Exercise prompt ▸ Filter the entries and keep only the lines where the string "matplotlib" appears.

Records provided ▸
* BEGIN *

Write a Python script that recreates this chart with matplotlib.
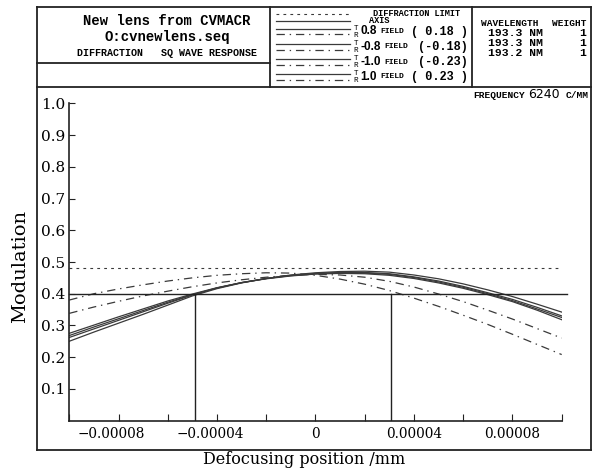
import numpy as np
import matplotlib
matplotlib.use("Agg")
import matplotlib.pyplot as plt
import matplotlib.transforms as mtransforms
from matplotlib.ticker import FixedLocator, FixedFormatter

plt.rcParams['lines.scale_dashes'] = False

# defocus grid (units of 1e-5 mm)
defocus_e5 = [-10, -9, -8, -7, -6, -5, -4, -3, -2, -1, 0, 1, 2, 3, 4, 5, 6, 7, 8, 9, 10]
defocus = np.array(defocus_e5) * 1e-5

# solid curves (axis + radial)
axis_mod = [0.262, 0.289, 0.316, 0.343, 0.370, 0.396, 0.418, 0.435, 0.448, 0.458, 0.464,
            0.467, 0.467, 0.463, 0.453, 0.440, 0.423, 0.403, 0.382, 0.357, 0.330]
rad_a = [0.275, 0.301, 0.327, 0.352, 0.377, 0.399, 0.419, 0.435, 0.447, 0.456, 0.462,
         0.464, 0.463, 0.458, 0.448, 0.434, 0.417, 0.397, 0.375, 0.348, 0.318]
rad_b = [0.268, 0.295, 0.321, 0.347, 0.373, 0.397, 0.418, 0.435, 0.448, 0.457, 0.463,
         0.466, 0.465, 0.461, 0.451, 0.437, 0.420, 0.400, 0.378, 0.352, 0.325]
rad_c = [0.250, 0.279, 0.307, 0.335, 0.364, 0.393, 0.416, 0.434, 0.448, 0.459, 0.466,
         0.470, 0.471, 0.468, 0.459, 0.447, 0.431, 0.412, 0.391, 0.367, 0.342]
# dash-dot curves
tan_a = [0.380, 0.400, 0.415, 0.428, 0.440, 0.450, 0.458, 0.463, 0.466, 0.465, 0.458,
         0.446, 0.430, 0.410, 0.386, 0.360, 0.332, 0.303, 0.272, 0.240, 0.208]
tan_b = [0.338, 0.358, 0.376, 0.393, 0.408, 0.422, 0.434, 0.444, 0.452, 0.458, 0.461,
         0.459, 0.452, 0.439, 0.421, 0.399, 0.375, 0.348, 0.320, 0.290, 0.260]

diff_limit = 0.48
threshold = 0.4
dof_left = -4.9e-5
dof_right = 3.05e-5

x_major = [-8e-5, -4e-5, 0, 4e-5, 8e-5]
x_major_labels = ['\u22120.00008', '\u22120.00004', '0', '0.00004', '0.00008']
x_minor = [-1e-4, -6e-5, -2e-5, 2e-5, 6e-5, 1e-4]
y_ticks = [0.1, 0.2, 0.3, 0.4, 0.5, 0.6, 0.7, 0.8, 0.9, 1.0]

field_rows = [('0.8', '( 0.18 )'), ('-0.8', '(-0.18)'), ('-1.0', '(-0.23)'), ('1.0', '( 0.23 )')]
wavelengths = ['193.3 NM', '193.3 NM', '193.2 NM']
weights = ['1', '1', '1']

ink = '#222222'
curve = '#3a3a3a'
dashdot = (0, (6, 3.5, 1, 3.5))

fig = plt.figure(figsize=(6.02, 4.69), dpi=100)

# plot area
ax = fig.add_axes([69.3 / 602, 48.5 / 469, 492.4 / 602, 317 / 469])
ax.set_xlim(-1e-4, 1e-4)
ax.set_ylim(0, 1.0)
for s in ['top', 'right']:
    ax.spines[s].set_visible(False)
for s in ['left', 'bottom']:
    ax.spines[s].set_color(ink)
    ax.spines[s].set_linewidth(1.2)

ax.plot(defocus, np.full(len(defocus), diff_limit), color=curve, lw=0.8, ls=(0, (2, 3)))
for ys in [axis_mod, rad_a, rad_b, rad_c]:
    ax.plot(defocus, ys, color=curve, lw=0.9)
for ys in [tan_a, tan_b]:
    ax.plot(defocus, ys, color=curve, lw=0.9, ls=dashdot)
ax.plot([-1e-4, 1.02e-4], [threshold, threshold], color=ink, lw=1.0, clip_on=False)
ax.plot([dof_left, dof_left], [0, threshold], color=ink, lw=1.0)
ax.plot([dof_right, dof_right], [0, threshold], color=ink, lw=1.0)

ax.xaxis.set_major_locator(FixedLocator(x_major))
ax.xaxis.set_major_formatter(FixedFormatter(x_major_labels))
ax.xaxis.set_minor_locator(FixedLocator(x_minor))
ax.yaxis.set_major_locator(FixedLocator(y_ticks))
ax.yaxis.set_major_formatter(FixedFormatter(['%.1f' % v for v in y_ticks]))
ax.tick_params(axis='x', which='both', direction='in', length=5, width=0.8, color=ink, pad=5)
ax.tick_params(axis='y', which='both', direction='in', length=4, width=0.8, color=ink, pad=3)
shift = mtransforms.ScaledTranslation(-7 / 100, 0, fig.dpi_scale_trans)
for lab in ax.get_xticklabels():
    lab.set_fontfamily('DejaVu Serif')
    lab.set_fontsize(9.8)
    if lab.get_text().startswith('\u2212'):
        lab.set_transform(lab.get_transform() + shift)
for lab in ax.get_yticklabels():
    lab.set_fontfamily('DejaVu Serif')
    lab.set_fontsize(11)

fig.text(20 / 602, 1 - 266 / 469, 'Modulation', rotation=90, ha='center', va='center',
         family='DejaVu Serif', fontsize=14)
fig.text(304 / 602, 1 - 459.5 / 469, 'Defocusing position /mm', ha='center', va='center',
         family='DejaVu Serif', fontsize=11.5)

# frame and header in pixel coordinates
fr = fig.add_axes([0, 0, 1, 1], zorder=-1)
fr.set_xlim(0, 602)
fr.set_ylim(469, 0)
fr.axis('off')
fr.patch.set_alpha(0)

def seg(x0, y0, x1, y1, lw=1.3):
    fr.plot([x0, x1], [y0, y1], color=ink, lw=lw, solid_capstyle='projecting')

frame_bottom = 450
seg(37, 7, 591, 7)
seg(37, frame_bottom, 591, frame_bottom)
seg(37, 7, 37, frame_bottom)
seg(591, 7, 591, frame_bottom)
seg(37, 87, 591, 87)
seg(37, 63, 270, 63)
seg(270, 7, 270, 87)
seg(472, 7, 472, 87)

mono = 'Liberation Mono'
fr.text(167, 21, 'New lens from CVMACR', ha='center', va='center', family=mono,
        weight='bold', fontsize=10)
fr.text(167, 37.5, 'O:cvnewlens.seq', ha='center', va='center', family=mono,
        weight='bold', fontsize=10)
fr.text(167, 53, 'DIFFRACTION   SQ WAVE RESPONSE', ha='center', va='center', family=mono,
        weight='bold', fontsize=7.2)

# legend
lx0, lx1 = 276, 350
fr.plot([lx0, lx1], [14, 14], color=curve, lw=0.8, ls=(0, (2, 3)))
fr.plot([lx0, lx1], [21, 21], color=curve, lw=0.9)
fr.text(373, 13, 'DIFFRACTION LIMIT', ha='left', va='center', family=mono,
        weight='bold', fontsize=6.2)
fr.text(369, 20.5, 'AXIS', ha='left', va='center', family=mono, weight='bold', fontsize=6.2)
row_y = [31.5, 47, 62, 77]
for (num, par), yy in zip(field_rows, row_y):
    fr.plot([lx0, lx1], [yy - 2.5, yy - 2.5], color=curve, lw=0.9)
    fr.plot([lx0, lx1], [yy + 3, yy + 3], color=curve, lw=0.9, ls=dashdot)
    fr.text(356, yy - 3.3, 'T', ha='center', va='center', family=mono, fontsize=5.5)
    fr.text(356, yy + 3.6, 'R', ha='center', va='center', family=mono, fontsize=5.5)
    fr.text(360.5, yy, num, ha='left', va='center', family='Liberation Sans',
            weight='bold', fontsize=8.5)
    fr.text(384 if num.startswith('-') else 380, yy, 'FIELD', ha='left', va='center',
            family=mono, weight='bold', fontsize=5.8)
    fr.text(468, yy, par, ha='right', va='center', family=mono, weight='bold', fontsize=8.6)

# wavelength box
fr.text(481, 24, 'WAVELENGTH', ha='left', va='center', family=mono, weight='bold', fontsize=6.8)
fr.text(586, 24, 'WEIGHT', ha='right', va='center', family=mono, weight='bold', fontsize=6.8)
for i, (wl, wt) in enumerate(zip(wavelengths, weights)):
    yy = 33.5 + 10 * i
    fr.text(488, yy, wl, ha='left', va='center', family=mono, weight='bold', fontsize=8.2)
    fr.text(586, yy, wt, ha='right', va='center', family=mono, weight='bold', fontsize=8.2)

fr.text(525, 95, 'FREQUENCY', ha='right', va='center', family=mono, weight='bold', fontsize=6.8)
fr.text(543.5, 95, '6240', ha='center', va='center', family='DejaVu Sans', fontsize=9)
fr.text(589, 95, 'C/MM', ha='right', va='center', family=mono, weight='bold', fontsize=6.8)

fig.savefig('out.png', dpi=100)
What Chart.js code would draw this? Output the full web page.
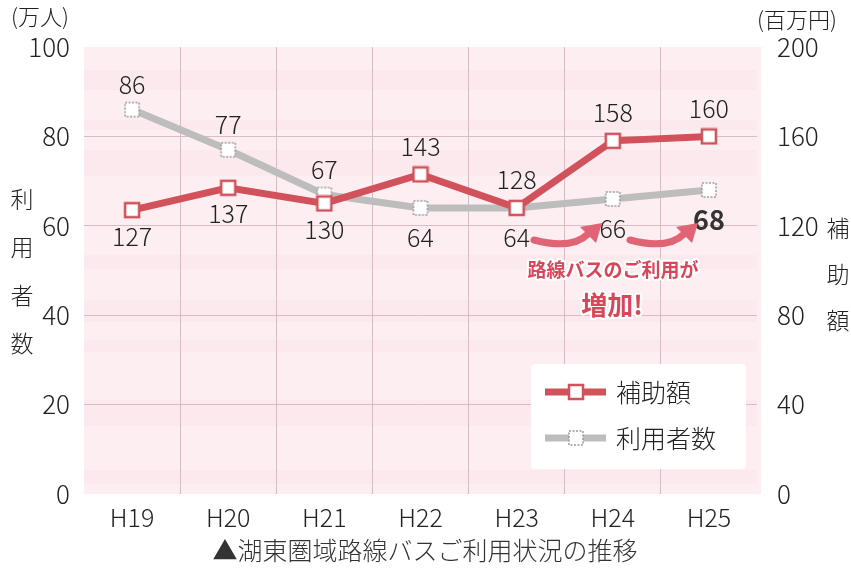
<!DOCTYPE html>
<html>
<head>
<meta charset="utf-8">
<script src="https://cdn.jsdelivr.net/npm/chart.js@4"></script>
<style>
  body { margin: 0; background: #fff; }
  canvas { display: block; }
</style>
</head>
<body>
<canvas id="myChart" width="851" height="570"></canvas>
<script>
const years = ['H19', 'H20', 'H21', 'H22', 'H23', 'H24', 'H25'];
const subsidy = [127, 137, 130, 143, 128, 158, 160];   // 百万円 (right axis)
const riders = [86, 77, 67, 64, 64, 66, 68];           // 万人 (left axis)
const leftTicks = [0, 20, 40, 60, 80, 100];
const rightTicks = [0, 40, 80, 120, 160, 200];

const RED = '#d2525b';
const GRAY = '#bdbdbd';
const FONT = '"Noto Sans CJK JP", "Noto Sans", sans-serif';

// point markers as small canvases
function makeMarker(color, dashed) {
    const c = document.createElement('canvas');
    c.width = 18; c.height = 18;
    const g = c.getContext('2d');
    g.fillStyle = '#fff';
    g.fillRect(2, 2, 14, 14);
    g.strokeStyle = color;
    g.lineWidth = dashed ? 1.5 : 2.5;
    if (dashed) g.setLineDash([2, 1.5]);
    g.strokeRect(2, 2, 14, 14);
    return c;
}
const redMarker = makeMarker(RED, false);
const grayMarker = makeMarker('#9a9a9a', true);

const hidden = 'rgba(0,0,0,0)';

const chartDeco = {
    id: 'chartDeco',
    beforeDraw(chart) {
        const { ctx, chartArea: a } = chart;
        ctx.save();
        ctx.fillStyle = '#fdeef2';
        ctx.fillRect(a.left, a.top, a.right - a.left + 4, a.bottom - a.top);
        // faint bands of the printed page behind
        ctx.fillStyle = 'rgba(236, 200, 210, 0.13)';
        [[70, 20], [120, 10], [150, 26], [255, 14], [300, 22], [340, 12], [400, 26], [470, 14]].forEach(b => {
            ctx.fillRect(a.left, b[0], a.right - a.left, b[1]);
        });
        ctx.restore();
    },
    afterDatasetsDraw(chart) {
        const { ctx } = chart;
        const red = chart.getDatasetMeta(0).data;
        const gray = chart.getDatasetMeta(1).data;
        ctx.save();
        ctx.textAlign = 'center';
        ctx.textBaseline = 'middle';
        ctx.fillStyle = '#222';
        ctx.font = '300 25px ' + FONT;
        red.forEach((p, i) => {
            const dy = i < 3 ? 26 : -28;
            ctx.fillText(subsidy[i], p.x, p.y + dy);
        });
        gray.forEach((p, i) => {
            const dy = i < 3 ? -25 : 30;
            if (i === riders.length - 1) {
                ctx.font = 'bold 27px ' + FONT;
                ctx.fillStyle = '#333';
            } else {
                ctx.font = '300 25px ' + FONT;
            }
            ctx.fillText(riders[i], p.x, p.y + dy);
        });

        // arrows
        ctx.strokeStyle = '#e06474';
        ctx.fillStyle = '#e06474';
        ctx.lineWidth = 7;
        ctx.lineCap = 'round';
        function arrow(x0, y0) {
            ctx.beginPath();
            ctx.moveTo(x0, y0);
            ctx.quadraticCurveTo(x0 + 38, y0 + 10, x0 + 54, y0 - 6);
            ctx.stroke();
            ctx.beginPath();
            ctx.moveTo(x0 + 68, y0 - 17);
            ctx.lineTo(x0 + 46, y0 - 13);
            ctx.lineTo(x0 + 62, y0 + 3);
            ctx.closePath();
            ctx.fill();
        }
        arrow(534, 240);
        arrow(630, 240);

        // annotation text
        ctx.lineWidth = 4;
        ctx.lineJoin = 'round';
        ctx.strokeStyle = '#fff';
        ctx.fillStyle = '#d9465a';
        ctx.font = 'bold 19px ' + FONT;
        ctx.strokeText('路線バスのご利用が', 613, 270);
        ctx.fillText('路線バスのご利用が', 613, 270);
        ctx.font = 'bold 26px ' + FONT;
        ctx.strokeText('増加!', 612, 305);
        ctx.fillText('増加!', 612, 305);

        // legend box
        ctx.fillStyle = '#fff';
        ctx.beginPath();
        ctx.roundRect(531, 364, 215, 105, 4);
        ctx.fill();
        const items = [
            { label: chart.data.datasets[0].label, color: RED, marker: redMarker, y: 392 },
            { label: chart.data.datasets[1].label, color: GRAY, marker: grayMarker, y: 438 }
        ];
        items.forEach(it => {
            ctx.strokeStyle = it.color;
            ctx.lineWidth = 7;
            ctx.lineCap = 'butt';
            ctx.beginPath();
            ctx.moveTo(545, it.y);
            ctx.lineTo(606, it.y);
            ctx.stroke();
            ctx.drawImage(it.marker, 567, it.y - 9);
            ctx.fillStyle = '#222';
            ctx.textAlign = 'left';
            ctx.font = '300 25px ' + FONT;
            ctx.fillText(it.label, 616, it.y);
        });
        ctx.restore();
    },
    afterDraw(chart) {
        const { ctx } = chart;
        ctx.save();
        ctx.fillStyle = '#222';
        ctx.textAlign = 'center';
        ctx.textBaseline = 'middle';
        ctx.font = '300 23px ' + FONT;
        ['利', '用', '者', '数'].forEach((ch, i) => ctx.fillText(ch, 22, 199 + i * 48));
        ['補', '助', '額'].forEach((ch, i) => ctx.fillText(ch, 838, 228 + i * 46));
        ctx.font = '300 22px ' + FONT;
        ctx.fillText('(万人)', 40, 17);
        ctx.fillText('(百万円)', 797, 20);
        ctx.font = '300 25px ' + FONT;
        ctx.fillStyle = '#333';
        ctx.fillText('▲湖東圏域路線バスご利用状況の推移', 425, 550);
        ctx.restore();
    }
};

const ctx = document.getElementById('myChart').getContext('2d');
const myChart = new Chart(ctx, {
    type: 'line',
    data: {
        labels: years,
        datasets: [{
            label: '補助額',
            data: subsidy,
            yAxisID: 'y1',
            borderColor: RED,
            borderWidth: 7,
            pointStyle: redMarker,
            tension: 0
        }, {
            label: '利用者数',
            data: riders,
            yAxisID: 'y',
            borderColor: GRAY,
            borderWidth: 7,
            pointStyle: grayMarker,
            tension: 0
        }]
    },
    options: {
        responsive: false,
        animation: false,
        layout: { padding: { top: 47, bottom: 36, left: 0, right: 0 } },
        plugins: {
            legend: { display: false },
            tooltip: { enabled: false }
        },
        scales: {
            x: {
                offset: true,
                grid: {
                    offset: true,
                    drawTicks: false,
                    color: c => (c.type !== 'tick' || c.index === 0) ? hidden : '#dcbcc4'
                },
                border: { display: false },
                ticks: { color: '#222', padding: 8, font: { family: FONT, size: 25, weight: '300' } },
                afterFit: s => { s.height = 40; }
            },
            y: {
                position: 'left',
                min: 0,
                max: 100,
                afterBuildTicks: s => { s.ticks = leftTicks.map(v => ({ value: v })); },
                grid: {
                    drawTicks: false,
                    color: c => (c.type !== 'tick' || c.tick.value === 0 || c.tick.value === 100) ? hidden : '#dcbcc4'
                },
                border: { display: false },
                ticks: { color: '#222', padding: 14, font: { family: FONT, size: 26, weight: '300' } },
                afterFit: s => { s.width = 84; }
            },
            y1: {
                position: 'right',
                min: 0,
                max: 200,
                afterBuildTicks: s => { s.ticks = rightTicks.map(v => ({ value: v })); },
                grid: { display: false, drawOnChartArea: false },
                border: { display: false },
                ticks: { color: '#222', padding: 12, font: { family: FONT, size: 26, weight: '300' } },
                afterFit: s => { s.width = 94; }
            }
        }
    },
    plugins: [chartDeco]
});
</script>
</body>
</html>
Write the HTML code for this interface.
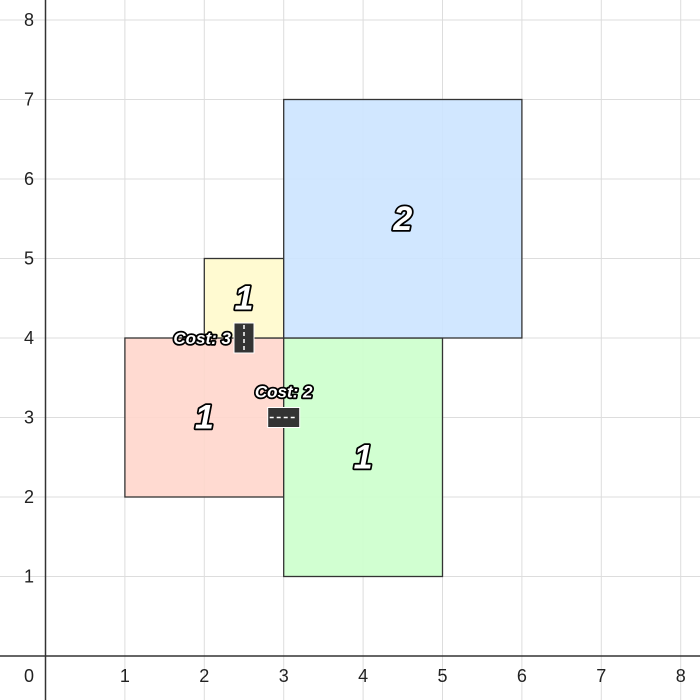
<!DOCTYPE html>
<html><head><meta charset="utf-8"><style>
html,body{margin:0;background:#fff;width:700px;height:700px;overflow:hidden;}
svg{display:block;font-family:"Liberation Sans",sans-serif;}
.lbl{font-family:"Liberation Sans",sans-serif;font-size:18px;fill:#222;}
.big{font-family:"Liberation Sans",sans-serif;font-style:italic;font-weight:bold;fill:#fff;stroke:#000;stroke-width:3.5;paint-order:stroke;stroke-linejoin:round;}
</style></head><body>
<svg id="chart" width="700" height="700" viewBox="0 0 700 700">
<g id="grid"></g>
<g id="rects"></g>
<g id="axes"></g>
<g id="ann"></g>
</svg>
<script>
const xTicks=[0,1,2,3,4,5,6,7,8];
const yTicks=[1,2,3,4,5,6,7,8];
const rectX0=[1,2,3,3];
const rectY0=[2,4,1,4];
const rectX1=[3,3,5,6];
const rectY1=[4,5,4,7];
const rectVal=["1","1","1","2"];
const rectNames=["red-region","yellow-region","green-region","blue-region"];
const rectFill=["#ffd6cc","#fff9cc","#ccffcc","#cce4ff"];
const costLabels=["Cost: 3","Cost: 2"];
const costX=[2.5,3];
const costY=[4,3];
const costOrient=["v","h"];
const X=v=>45.5+79.4*v, Y=v=>656-79.5*v;
const NS="http://www.w3.org/2000/svg";
function mk(t,a,p){const e=document.createElementNS(NS,t);for(const k in a)e.setAttribute(k,a[k]);p.appendChild(e);return e;}
const grid=document.getElementById('grid'),rects=document.getElementById('rects'),axes=document.getElementById('axes'),ann=document.getElementById('ann');
for(let i=0;i<=8;i++){
 let l=mk('line',{x1:X(i),x2:X(i),y1:0,y2:700,stroke:'#ddd','stroke-width':1},grid);
 
 
 let m=mk('line',{y1:Y(i),y2:Y(i),x1:0,x2:700,stroke:'#ddd','stroke-width':1},grid);
 
 
}
rectX0.forEach((x0,i)=>{
 const r=mk('rect',{x:X(x0),y:Y(rectY1[i]),width:X(rectX1[i])-X(x0),height:Y(rectY0[i])-Y(rectY1[i]),fill:rectFill[i],'fill-opacity':0.9,stroke:'#333','stroke-width':1.3},rects);
 
 
});
rectX0.forEach((x0,i)=>{
 const cx=(X(x0)+X(rectX1[i]))/2, cy=(Y(rectY0[i])+Y(rectY1[i]))/2;
 const t=mk('text',{x:cx,y:cy+11,'text-anchor':'middle','font-size':34,class:'big'},rects);
 t.textContent=rectVal[i];
 
 
});
let a=mk('line',{x1:X(0),x2:X(0),y1:0,y2:700,stroke:'#333','stroke-width':1.5},axes);


let b=mk('line',{x1:0,x2:700,y1:Y(0),y2:Y(0),stroke:'#333','stroke-width':1.5},axes);


xTicks.forEach(v=>{
 const t=mk('text',{x:v==0?29:X(v),y:682,'text-anchor':'middle',class:'lbl'},axes);
 t.textContent=v;
 
 
});
yTicks.forEach(v=>{
 const t=mk('text',{x:29,y:Y(v)+6,'text-anchor':'middle',class:'lbl'},axes);
 t.textContent=v;
 
 
});
costX.forEach((cx,i)=>{
 const px=X(cx),py=Y(costY[i]);
 const g=mk('g',{},ann);
 
 
 if(costOrient[i]=="v"){
  mk('rect',{x:px-10,y:py-15,width:20,height:30,fill:'#333',stroke:'#fff','stroke-width':1},g);
  mk('line',{x1:px,x2:px,y1:py-13,y2:py+13,stroke:'#fff','stroke-width':1.5,'stroke-dasharray':'4 3'},g);
 } else {
  mk('rect',{x:px-16,y:py-10,width:32,height:20,fill:'#333',stroke:'#fff','stroke-width':1},g);
  mk('line',{x1:px-14,x2:px+14,y1:py,y2:py,stroke:'#fff','stroke-width':1.5,'stroke-dasharray':'4 3'},g);
 }
 const t=mk('text',{x:costOrient[i]=="v"?px-13:px,y:costOrient[i]=="v"?py+6:py-20,'text-anchor':costOrient[i]=="v"?'end':'middle','font-size':17,class:'big'},ann);
 t.textContent=costLabels[i];
 
 
});
</script>
</body></html>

* END *

Full output ▸
Write a Python script that recreates this chart with matplotlib.
import matplotlib
matplotlib.use("Agg")
import matplotlib.pyplot as plt
import matplotlib.transforms as mtransforms
from matplotlib.ticker import FixedLocator, FixedFormatter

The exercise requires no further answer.